While the characters are the best part of the campaign, there is also some truly imaginative and fun gameplay. Since this is a space game, most of the missions take place on other planets or in space above them. This new approach to the series allowed for some truly amazing set pieces that kept the game fresh and interesting throughout. From the space walks where you need to infiltrate a huge capital ship to the mission on an asteroid colony as it hurtles through space and shows the stars and sun barreling past as you spin on it’s surface – all of the levels seemed well thought out and meticulously detailed (outside of a few boring, but necessary military building style levels.) With your squad usually not far behind you, you’ll use a number of futuristic weapons, boosters, and wall jumping running skills (just like multiplayer) to take down whatever the SDF can throw at you. If you’ve been a fan of CoD in the past, but have been a little hesistant to jump back into it’s lackluster campaign, this is the time to do so. The campaign is easily the best offering in this year’s package.

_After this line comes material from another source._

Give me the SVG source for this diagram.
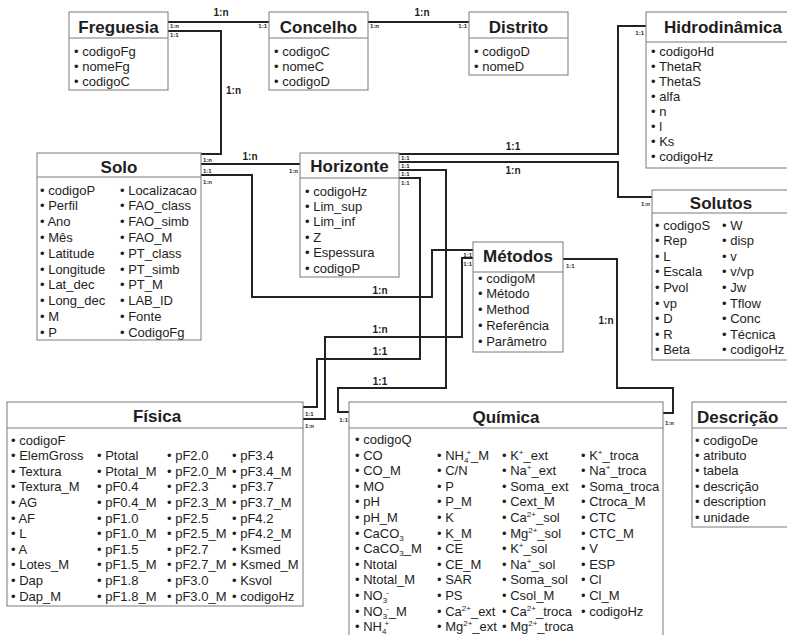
<svg xmlns="http://www.w3.org/2000/svg" width="787" height="635" viewBox="0 0 787 635">
<style>
.box{fill:#fff;stroke:#7a7a7a;stroke-width:1}
.hl{stroke:#7a7a7a;stroke-width:1}
.h{font:bold 17px "Liberation Sans",Arial,sans-serif;fill:#1e1e1e}
.t{font:13px "Liberation Sans",Arial,sans-serif;fill:#1e1e1e}
.b{font:bold 10px "Liberation Sans",Arial,sans-serif;fill:#1e1e1e}
.s{font:bold 6px "Liberation Sans",Arial,sans-serif;fill:#1e1e1e}
.c{fill:none;stroke:#222;stroke-width:2}
.m{text-anchor:middle}
.e{text-anchor:end}
.sb{font-size:8px;baseline-shift:-3px}
.sp{font-size:8px;baseline-shift:5px}
</style>
<rect width="787" height="635" fill="#fff"/>

<g id="connectors">
<path class="c" d="M168,22H269"/>
<path class="c" d="M368,22H469"/>
<path class="c" d="M168,31H221V154H201"/>
<path class="c" d="M201,164H300"/>
<path class="c" d="M201,175H252V297H432V250H473"/>
<path class="c" d="M399,154H618V26H646"/>
<path class="c" d="M399,162H618V197H652"/>
<path class="c" d="M399,170H446V388H338V412H349"/>
<path class="c" d="M399,178H420V359H317V407H303"/>
<path class="c" d="M473,258H462V337H325V419H303"/>
<path class="c" d="M563,259H617V388H673V413H663"/>
<text class="b m" x="221" y="16">1:n</text>
<text class="s" x="170" y="28">1:n</text>
<text class="s" x="170" y="37">1:1</text>
<text class="s e" x="267" y="28">1:1</text>
<text class="b m" x="422" y="16">1:n</text>
<text class="s" x="370" y="28">1:n</text>
<text class="s e" x="467" y="28">1:1</text>
<text class="b" x="226" y="94">1:n</text>
<text class="s" x="203" y="162">1:n</text>
<text class="b m" x="250" y="160">1:n</text>
<text class="s" x="203" y="173">1:1</text>
<text class="s e" x="298" y="173">1:n</text>
<text class="s" x="203" y="184">1:n</text>
<text class="b m" x="380" y="294">1:n</text>
<text class="s e" x="472" y="257">1:1</text>
<text class="b m" x="513" y="150">1:1</text>
<text class="s e" x="644" y="35">1:1</text>
<text class="b m" x="513" y="174">1:n</text>
<text class="s e" x="650" y="206">1:n</text>
<text class="s" x="401" y="160">1:1</text>
<text class="s" x="401" y="168">1:1</text>
<text class="s" x="401" y="176">1:1</text>
<text class="s" x="401" y="185">1:1</text>
<text class="b m" x="380" y="385">1:1</text>
<text class="s e" x="348" y="422">1:1</text>
<text class="b m" x="380" y="355">1:1</text>
<text class="s" x="305" y="416">1:1</text>
<text class="b m" x="380" y="333">1:n</text>
<text class="s e" x="472" y="266">1:1</text>
<text class="s" x="305" y="428">1:n</text>
<text class="b m" x="606" y="324">1:n</text>
<text class="s" x="566" y="268">1:1</text>
<text class="s" x="665" y="425">1:n</text>
</g>

<g id="freguesia">
<rect class="box" x="69" y="12" width="99" height="78"/>
<line class="hl" x1="69" y1="38" x2="168" y2="38"/>
<text class="h m" x="118.5" y="33">Freguesia</text>
<text class="t" x="74" y="56">• codigoFg</text>
<text class="t" x="74" y="71">• nomeFg</text>
<text class="t" x="74" y="86">• codigoC</text>
</g>

<g id="concelho">
<rect class="box" x="269" y="12" width="99" height="78"/>
<line class="hl" x1="269" y1="38" x2="368" y2="38"/>
<text class="h m" x="318.5" y="33">Concelho</text>
<text class="t" x="274" y="56">• codigoC</text>
<text class="t" x="274" y="71">• nomeC</text>
<text class="t" x="274" y="86">• codigoD</text>
</g>

<g id="distrito">
<rect class="box" x="469" y="12" width="99" height="63"/>
<line class="hl" x1="469" y1="38" x2="568" y2="38"/>
<text class="h m" x="518.5" y="33">Distrito</text>
<text class="t" x="474" y="56">• codigoD</text>
<text class="t" x="474" y="71">• nomeD</text>
</g>

<g id="hidrodinamica">
<rect class="box" x="646" y="12" width="150" height="156"/>
<line class="hl" x1="646" y1="42" x2="796" y2="42"/>
<text class="h m" x="723" y="33">Hidrodinâmica</text>
<text class="t" x="651" y="55.5"><tspan x="651">• codigoHd</tspan><tspan x="651" dy="15.1">• ThetaR</tspan><tspan x="651" dy="15.1">• ThetaS</tspan><tspan x="651" dy="15.1">• alfa</tspan><tspan x="651" dy="15.1">• n</tspan><tspan x="651" dy="15.1">• l</tspan><tspan x="651" dy="15.1">• Ks</tspan><tspan x="651" dy="15.1">• codigoHz</tspan></text>
</g>

<g id="solo">
<rect class="box" x="37" y="153" width="164" height="187"/>
<line class="hl" x1="37" y1="177" x2="201" y2="177"/>
<text class="h m" x="119" y="173">Solo</text>
<text class="t" x="40" y="194.5"><tspan x="40">• codigoP</tspan><tspan x="40" dy="15.8">• Perfil</tspan><tspan x="40" dy="15.8">• Ano</tspan><tspan x="40" dy="15.8">• Mês</tspan><tspan x="40" dy="15.8">• Latitude</tspan><tspan x="40" dy="15.8">• Longitude</tspan><tspan x="40" dy="15.8">• Lat_dec</tspan><tspan x="40" dy="15.8">• Long_dec</tspan><tspan x="40" dy="15.8">• M</tspan><tspan x="40" dy="15.8">• P</tspan></text>
<text class="t" x="120" y="194.5"><tspan x="120">• Localizacao</tspan><tspan x="120" dy="15.8">• FAO_class</tspan><tspan x="120" dy="15.8">• FAO_simb</tspan><tspan x="120" dy="15.8">• FAO_M</tspan><tspan x="120" dy="15.8">• PT_class</tspan><tspan x="120" dy="15.8">• PT_simb</tspan><tspan x="120" dy="15.8">• PT_M</tspan><tspan x="120" dy="15.8">• LAB_ID</tspan><tspan x="120" dy="15.8">• Fonte</tspan><tspan x="120" dy="15.8">• CodigoFg</tspan></text>
</g>

<g id="horizonte">
<rect class="box" x="300" y="153" width="99" height="124"/>
<line class="hl" x1="300" y1="178" x2="399" y2="178"/>
<text class="h m" x="349.5" y="172">Horizonte</text>
<text class="t" x="305" y="195.5"><tspan x="305">• codigoHz</tspan><tspan x="305" dy="15.4">• Lim_sup</tspan><tspan x="305" dy="15.4">• Lim_inf</tspan><tspan x="305" dy="15.4">• Z</tspan><tspan x="305" dy="15.4">• Espessura</tspan><tspan x="305" dy="15.4">• codigoP</tspan></text>
</g>

<g id="metodos">
<rect class="box" x="473" y="242" width="90" height="110"/>
<line class="hl" x1="473" y1="272" x2="563" y2="272"/>
<text class="h m" x="518" y="262">Métodos</text>
<text class="t" x="478" y="282.5"><tspan x="478">• codigoM</tspan><tspan x="478" dy="15.8">• Método</tspan><tspan x="478" dy="15.8">• Method</tspan><tspan x="478" dy="15.8">• Referência</tspan><tspan x="478" dy="15.8">• Parâmetro</tspan></text>
</g>

<g id="solutos">
<rect class="box" x="652" y="190" width="140" height="170"/>
<line class="hl" x1="652" y1="213" x2="792" y2="213"/>
<text class="h m" x="721" y="209">Solutos</text>
<text class="t" x="655" y="229.5"><tspan x="655">• codigoS</tspan><tspan x="655" dy="15.6">• Rep</tspan><tspan x="655" dy="15.6">• L</tspan><tspan x="655" dy="15.6">• Escala</tspan><tspan x="655" dy="15.6">• Pvol</tspan><tspan x="655" dy="15.6">• vp</tspan><tspan x="655" dy="15.6">• D</tspan><tspan x="655" dy="15.6">• R</tspan><tspan x="655" dy="15.6">• Beta</tspan></text>
<text class="t" x="722" y="229.5"><tspan x="722">• W</tspan><tspan x="722" dy="15.6">• disp</tspan><tspan x="722" dy="15.6">• v</tspan><tspan x="722" dy="15.6">• v/vp</tspan><tspan x="722" dy="15.6">• Jw</tspan><tspan x="722" dy="15.6">• Tflow</tspan><tspan x="722" dy="15.6">• Conc</tspan><tspan x="722" dy="15.6">• Técnica</tspan><tspan x="722" dy="15.6">• codigoHz</tspan></text>
</g>

<g id="fisica">
<rect class="box" x="7" y="402" width="296" height="204"/>
<line class="hl" x1="7" y1="428" x2="303" y2="428"/>
<text class="h m" x="157" y="422">Física</text>
<text class="t" x="11" y="444.5"><tspan x="11">• codigoF</tspan><tspan x="11" dy="15.6">• ElemGross</tspan><tspan x="11" dy="15.6">• Textura</tspan><tspan x="11" dy="15.6">• Textura_M</tspan><tspan x="11" dy="15.6">• AG</tspan><tspan x="11" dy="15.6">• AF</tspan><tspan x="11" dy="15.6">• L</tspan><tspan x="11" dy="15.6">• A</tspan><tspan x="11" dy="15.6">• Lotes_M</tspan><tspan x="11" dy="15.6">• Dap</tspan><tspan x="11" dy="15.6">• Dap_M</tspan></text>
<text class="t" x="97" y="460.1"><tspan x="97">• Ptotal</tspan><tspan x="97" dy="15.6">• Ptotal_M</tspan><tspan x="97" dy="15.6">• pF0.4</tspan><tspan x="97" dy="15.6">• pF0.4_M</tspan><tspan x="97" dy="15.6">• pF1.0</tspan><tspan x="97" dy="15.6">• pF1.0_M</tspan><tspan x="97" dy="15.6">• pF1.5</tspan><tspan x="97" dy="15.6">• pF1.5_M</tspan><tspan x="97" dy="15.6">• pF1.8</tspan><tspan x="97" dy="15.6">• pF1.8_M</tspan></text>
<text class="t" x="167" y="460.1"><tspan x="167">• pF2.0</tspan><tspan x="167" dy="15.6">• pF2.0_M</tspan><tspan x="167" dy="15.6">• pF2.3</tspan><tspan x="167" dy="15.6">• pF2.3_M</tspan><tspan x="167" dy="15.6">• pF2.5</tspan><tspan x="167" dy="15.6">• pF2.5_M</tspan><tspan x="167" dy="15.6">• pF2.7</tspan><tspan x="167" dy="15.6">• pF2.7_M</tspan><tspan x="167" dy="15.6">• pF3.0</tspan><tspan x="167" dy="15.6">• pF3.0_M</tspan></text>
<text class="t" x="232" y="460.1"><tspan x="232">• pF3.4</tspan><tspan x="232" dy="15.6">• pF3.4_M</tspan><tspan x="232" dy="15.6">• pF3.7</tspan><tspan x="232" dy="15.6">• pF3.7_M</tspan><tspan x="232" dy="15.6">• pF4.2</tspan><tspan x="232" dy="15.6">• pF4.2_M</tspan><tspan x="232" dy="15.6">• Ksmed</tspan><tspan x="232" dy="15.6">• Ksmed_M</tspan><tspan x="232" dy="15.6">• Ksvol</tspan><tspan x="232" dy="15.6">• codigoHz</tspan></text>
</g>

<g id="quimica">
<rect class="box" x="349" y="402" width="314" height="250"/>
<line class="hl" x1="349" y1="428" x2="663" y2="428"/>
<text class="h m" x="506" y="423">Química</text>
<text class="t" x="355" y="444">• codigoQ</text>
<text class="t" x="355" y="459.6">• CO</text>
<text class="t" x="355" y="475.2">• CO_M</text>
<text class="t" x="355" y="490.8">• MO</text>
<text class="t" x="355" y="506.4">• pH</text>
<text class="t" x="355" y="522">• pH_M</text>
<text class="t" x="355" y="537.6">• CaCO<tspan class="sb">3</tspan></text>
<text class="t" x="355" y="553.2">• CaCO<tspan class="sb">3</tspan>_M</text>
<text class="t" x="355" y="568.8">• Ntotal</text>
<text class="t" x="355" y="584.4">• Ntotal_M</text>
<text class="t" x="355" y="600">• NO<tspan class="sb">3</tspan><tspan class="sp" dx="-1">-</tspan></text>
<text class="t" x="355" y="615.6">• NO<tspan class="sb">3</tspan><tspan class="sp" dx="-1">-</tspan>_M</text>
<text class="t" x="355" y="631.2">• NH<tspan class="sb">4</tspan><tspan class="sp" dx="-2">+</tspan></text>
<text class="t" x="437" y="459.6">• NH<tspan class="sb">4</tspan><tspan class="sp" dx="-2">+</tspan>_M</text>
<text class="t" x="437" y="475.2">• C/N</text>
<text class="t" x="437" y="490.8">• P</text>
<text class="t" x="437" y="506.4">• P_M</text>
<text class="t" x="437" y="522">• K</text>
<text class="t" x="437" y="537.6">• K_M</text>
<text class="t" x="437" y="553.2">• CE</text>
<text class="t" x="437" y="568.8">• CE_M</text>
<text class="t" x="437" y="584.4">• SAR</text>
<text class="t" x="437" y="600">• PS</text>
<text class="t" x="437" y="615.6">• Ca<tspan class="sp">2+</tspan>_ext</text>
<text class="t" x="437" y="631.2">• Mg<tspan class="sp">2+</tspan>_ext</text>
<text class="t" x="502" y="459.6">• K<tspan class="sp">+</tspan>_ext</text>
<text class="t" x="502" y="475.2">• Na<tspan class="sp">+</tspan>_ext</text>
<text class="t" x="502" y="490.8">• Soma_ext</text>
<text class="t" x="502" y="506.4">• Cext_M</text>
<text class="t" x="502" y="522">• Ca<tspan class="sp">2+</tspan>_sol</text>
<text class="t" x="502" y="537.6">• Mg<tspan class="sp">2+</tspan>_sol</text>
<text class="t" x="502" y="553.2">• K<tspan class="sp">+</tspan>_sol</text>
<text class="t" x="502" y="568.8">• Na<tspan class="sp">+</tspan>_sol</text>
<text class="t" x="502" y="584.4">• Soma_sol</text>
<text class="t" x="502" y="600">• Csol_M</text>
<text class="t" x="502" y="615.6">• Ca<tspan class="sp">2+</tspan>_troca</text>
<text class="t" x="502" y="631.2">• Mg<tspan class="sp">2+</tspan>_troca</text>
<text class="t" x="581" y="459.6">• K<tspan class="sp">+</tspan>_troca</text>
<text class="t" x="581" y="475.2">• Na<tspan class="sp">+</tspan>_troca</text>
<text class="t" x="581" y="490.8">• Soma_troca</text>
<text class="t" x="581" y="506.4">• Ctroca_M</text>
<text class="t" x="581" y="522">• CTC</text>
<text class="t" x="581" y="537.6">• CTC_M</text>
<text class="t" x="581" y="553.2">• V</text>
<text class="t" x="581" y="568.8">• ESP</text>
<text class="t" x="581" y="584.4">• Cl</text>
<text class="t" x="581" y="600">• Cl_M</text>
<text class="t" x="581" y="615.6">• codigoHz</text>
</g>

<g id="descricao">
<rect class="box" x="692" y="402" width="110" height="125"/>
<line class="hl" x1="692" y1="428" x2="802" y2="428"/>
<text class="h" x="697" y="423">Descrição</text>
<text class="t" x="695" y="444.5"><tspan x="695">• codigoDe</tspan><tspan x="695" dy="15.4">• atributo</tspan><tspan x="695" dy="15.4">• tabela</tspan><tspan x="695" dy="15.4">• descrição</tspan><tspan x="695" dy="15.4">• description</tspan><tspan x="695" dy="15.4">• unidade</tspan></text>
</g>
</svg>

While the campaign does most things right, one thing I wasn’t too thrilled to keep doing were the space missions. New to Call of Duty, are dog fight style space missions that revolve around blowing up ships and other pilots while protecting yourself from enemy combatants. The first couple missions you play are perfectly fine and you’ll appreciate this new mechanic. But, if you decide to do the side quests (which all give achievements and bonuses in game) you’ll quickly find that these missions wear out their welcome incredibly fast. The scenery is beautiful, but it can only do so much to save a mediocre mode that is used way too often to seemingly pad out an otherwise good campaign.
Zombies mode is back as well this year and while it’s not as fleshed out as last year’s version, it’s still a fun co-op experience for those interested. Set in an abandoned theme park, you’ll unlock weapons and areas of the park while working to stave off the zombies coming after you and your friends. It’s extremely colorful and fun, but at the expense of dread you might have experienced playing previously versions. Plus, throw in David Hasselhof and you might have your perfect co-op game experience with friends. It’s not the best mode, but it’s a nice diversion if you need a break from MP or SP.
There is certainly a lot of game that you are getting with your purchase of this year’s Call of Duty. As mentioned above, the multiplayer is more of the same, but solid as always and the zombies is there if that is your thing. I can’t stress enough how good the single player was though. I don’t know if it’s because I came from a place of low expectations or what, but it really did a number on me when I completed it. The characters truly shine through in an otherwise by the book sci-fi story and the overall narrative is all the better for it. If you were on the fence about this year’s Call of Duty, I can say with confidence that this is one of the better iterations in recent memory and deserves your attention this holiday season.